Coziness between jails, ICE worries immigrants | US News | Idaho Statesman
NEW YORK — Luis Guerra swore he had nothing to do with any murder, that whoever picked him out of a lineup was wrong. Still, he was held at the Rikers Island jail for more than a year before the charges were dropped.
It didn't end there. Federal immigration officials stepped in because Guerra was in the country illegally, brought over from Mexico as a child. He ended up in federal immigration detention in Texas before being allowed to return to Manhattan; he's now waiting to find out whether he'll be shipped to a country he hasn't seen since he was 9.
Merely being at Rikers put him on the radar of the federal Immigration and Customs Enforcement bureau, said Guerra, 21, who's trying to get a college degree while awaiting word on his future. City authorities made "a mistake, and now I'm paying for their mistake," he said. "I was living a normal life before."

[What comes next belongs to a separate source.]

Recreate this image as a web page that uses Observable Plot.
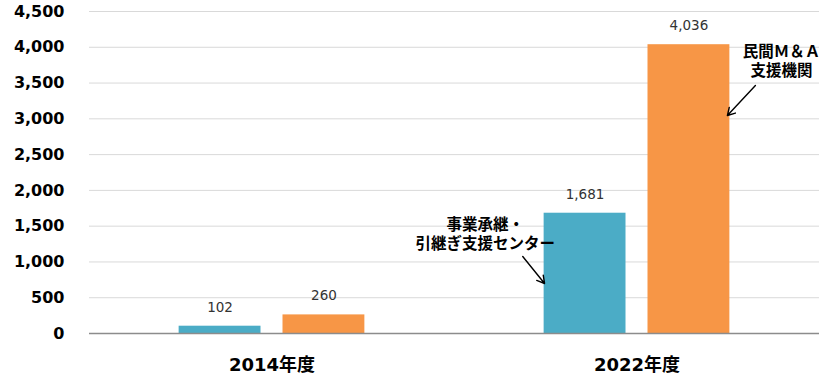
<!DOCTYPE html>
<html>
<head>
<meta charset="utf-8">
<script src="https://cdn.jsdelivr.net/npm/d3@7"></script>
<script src="https://cdn.jsdelivr.net/npm/@observablehq/plot@0.6"></script>
<style>
  html, body { margin: 0; padding: 0; background: #fff; }
  #chart svg { display: block; }
  g[aria-label^="y-axis"] text { font-weight: bold; font-size: 16px; fill: #000; }
  g[aria-label^="fx-axis"] text { font-weight: bold; font-size: 18px; fill: #000; }
</style>
</head>
<body>
<div id="chart"></div>
<script>
// ---- data ----
const years = ["2014年度", "2022年度"];
const series = ["事業承継・引継ぎ支援センター", "民間M&A支援機関"];
const values2014 = [102, 260];
const values2022 = [1681, 4036];
const yTicks = [0, 500, 1000, 1500, 2000, 2500, 3000, 3500, 4000, 4500];
const colors = ["#4BACC6", "#F79646"];

// annotations (data units, placed in the 2022 panel)
const annoText = ["事業承継・\n引継ぎ支援センター", "民間Ｍ＆Ａ\n支援機関"];
const annoYear = ["2022年度", "2022年度"];
const annoX = [-0.46, 2.39];
const annoY = [1400, 3815];
const arrowX1 = [-0.10, 2.14];
const arrowY1 = [1076, 3466];
const arrowX2 = [0.11, 1.87];
const arrowY2 = [699, 3046];

// ---- build tables ----
const valuesByYear = [values2014, values2022];
const table = [];
years.forEach((year, yi) => {
  series.forEach((s, i) => {
    table.push({year, series: s, i, value: valuesByYear[yi][i]});
  });
});
const annos = annoText.map((t, k) => ({
  text: t, year: annoYear[k], x: annoX[k], y: annoY[k],
  x1: arrowX1[k], y1: arrowY1[k], x2: arrowX2[k], y2: arrowY2[k]
}));

const font = "'DejaVu Sans', 'Noto Sans CJK JP', sans-serif";
const fmt = d3.format(",");

const chart = Plot.plot({
  width: 832,
  height: 378,
  marginLeft: 88,
  marginRight: 13,
  marginTop: 11,
  marginBottom: 45,
  style: {fontFamily: font, fontSize: "13px", background: "#fff", color: "#000"},
  fx: {domain: years, padding: 0, axis: "bottom", tickSize: 0, tickPadding: 25, label: null},
  x: {domain: [-0.757, 2.757], axis: null},
  y: {domain: [0, 4500], ticks: yTicks, tickFormat: fmt, tickSize: 0, tickPadding: 25, label: null},
  color: {domain: series, range: colors},
  marks: [
    Plot.ruleY(yTicks.filter(d => d > 0), {stroke: "#d9d9d9", strokeWidth: 1}),
    Plot.rectY(table, {
      fx: "year", x1: "i", x2: d => d.i + 1, y: "value",
      fill: "series", insetLeft: 11, insetRight: 11
    }),
    Plot.ruleY([0], {stroke: "#8c8c8c", strokeWidth: 1.5}),
    Plot.text(table, {
      fx: "year", x: d => d.i + 0.5, y: "value",
      text: d => fmt(d.value), dy: -19,
      fill: "#333333", fontSize: 13.5
    }),
    Plot.text(annos, {
      fx: "year", x: "x", y: "y", text: "text",
      fontWeight: "bold", fontSize: 15.5, lineHeight: 1.25, fill: "#000"
    }),
    Plot.arrow(annos, {
      fx: "year", x1: "x1", y1: "y1", x2: "x2", y2: "y2",
      stroke: "#000", strokeWidth: 1.4, headLength: 9
    })
  ]
});

document.getElementById("chart").appendChild(chart);
</script>
</body>
</html>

Removing illegal immigrants who come in contact with the criminal justice system is a significant part of ICE's nationwide enforcement efforts, but it needs the cooperation of local law enforcement to do so. The relationships that make it work are causing concern not just in New York, but also in places like Arlington County, Va.; Washington, D.C.; Santa Clara County, Calif.; and San Francisco.
Immigrant advocates and some politicians find it disturbing that local officials work with ICE on identifying illegal immigrants. In New York, they say, it puts a city that owes its existence to immigrants in the deportation business and breeds fear among immigrants that any contact with authorities - even reporting crimes - could have severe consequences.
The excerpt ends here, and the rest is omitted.